O haik é uma tradicional vestimenta feminina do Magrebe, a parte ocidental do mundo árabe. Geralmente branco, é um tecido retangular de grande extensão, de algodão ou seda, em que as mulheres se enrolam, cobrindo o corpo para sair de casa. O hijab é o véu que cobre a cabeça e o peito, usado por muçulmanas na presença de qualquer homem fora de sua família imediata.
Dependendo da escola de pensamento islâmico, o hijab pode ser radicalizado na temível burca. Grupos extremistas como Talibã e Estado Islâmico o tornaram obrigatório, de cor escura, cobrindo também o rosto da mu- lher. A jovem Nedjma (Lyna Khoudri) aprende, de maneira dura e drástica, a diferença entre as duas vestimentas. Elas acabam sendo utilizadas como metáfora para o avanço do radicalismo islâmico no filme Papicha, que estreia nesta quinta (31), no Belas Artes.
Candidato da Argélia a uma vaga na categoria filme internacional do Oscar 2020, o primeiro longa-metragem de Mounia Meddour acompanha as mudanças que seu país sofreu durante a Guerra Civil argelina (1991-2002), que deixou 150 mil mortos. Na ação proposta pela diretora, ambientada no mesmo período, a história se desenrola em poucas semanas.
Nedjma é uma estudante universitária de Argel que tenta viver como qualquer pessoa de sua idade. Na sequência inicial, ela e a amiga Wassila (Shirine Boutella) saem da faculdade, tomam um táxi clandestino, maquiam-se, fumam e colocam roupas coloridas ouvindo Get up (Before the night is over), hit oitentista do grupo de dance music Technotronic.
Só que nada é tão simples na Argélia daquele período. O carro é parado bruscamente por policiais. As garotas mentem, dizem que vão para casa. Liberadas, chegam a uma boate. Antes de ir para a pista, Nedjma, boa costureira, vai para o banheiro levar os vestidos brilhantes que vende para as frequentadoras do local. Na volta para o prédio da faculdade onde vivem, elas descobrem cartazes afixados dizendo da obrigatoriedade de mulheres usarem uma versão radical do hijab.
A partir dessa introdução, Papicha coloca sua protagonista num turbilhão de acontecimentos. A universidade feminina em Argel é o microcosmo do que se passa no país. A intolerância religiosa que se aproxima vai eliminando todos os direitos das mulheres. Elas não devem estudar. Wassila evita contar ao namorado conservador que está fazendo graduação.

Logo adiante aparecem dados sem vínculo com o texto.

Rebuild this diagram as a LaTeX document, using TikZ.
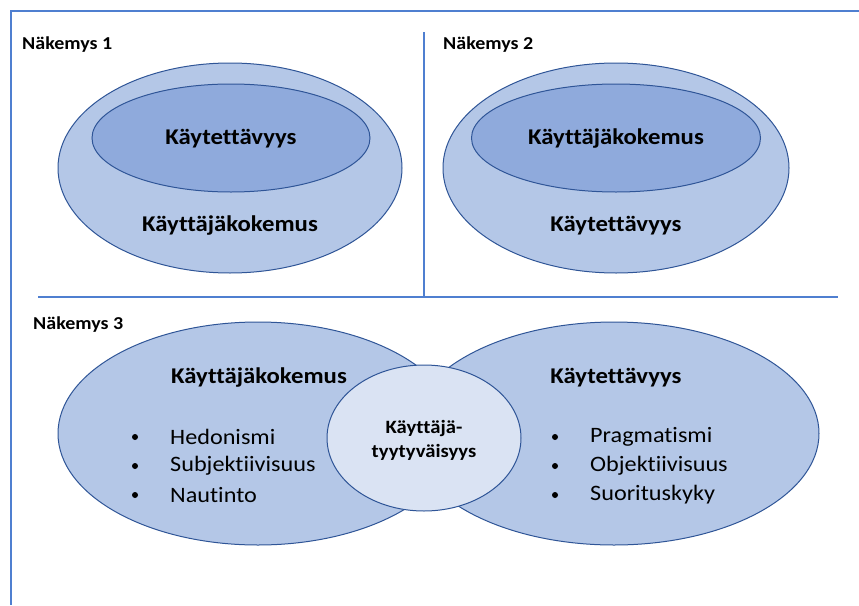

Mulheres fundamentalistas, cobertas de preto, invadem o quarto das universitárias, quebrando tudo o que veem pela frente. No café da manhã, o copo de leite é servido com um composto criado a partir do (elemento químico) bromo – acredita-se que pode reprimir desejos sexuais. Um muro será construído na universidade, tirando a liberdade das alunas de ir e vir.
DESFILE
Nedjma tenta burlar todas as proibições. Quando a loucura extremista chega à sua família, decide, como símbolo de sua luta pela resistência, fazer um desfile com haiks modernos que ela mesma desenhou. O caminho até ali não será fácil – gravidez indesejada, brigas com o namorado e com a melhor amiga, situações comuns em qualquer lugar e época são transpostas para o universo em que uma jovem tem que subornar o porteiro (e se sujeitar a ser abusada por ele) para poder sair para a rua.
Papicha é apresentado como um filme “baseado em eventos reais”. Em entrevistas, Mounia Meddour afirmou que as situações vividas pelas personagens foram vivenciadas por todas as jovens universitárias argelinas dos anos 1990, como ela própria. Ao final do primeiro ano de faculdade, Mounia e a família foram obrigadas a deixar a Argélia rumo à França. Pois a cineasta colocou sua protagonista em outro lugar. Nedjma se orgulha e quer continuar a viver na Argélia. Tampouco é contra a religião. Sua luta é pela liberdade e contra os abusos cometidos em nome da fé.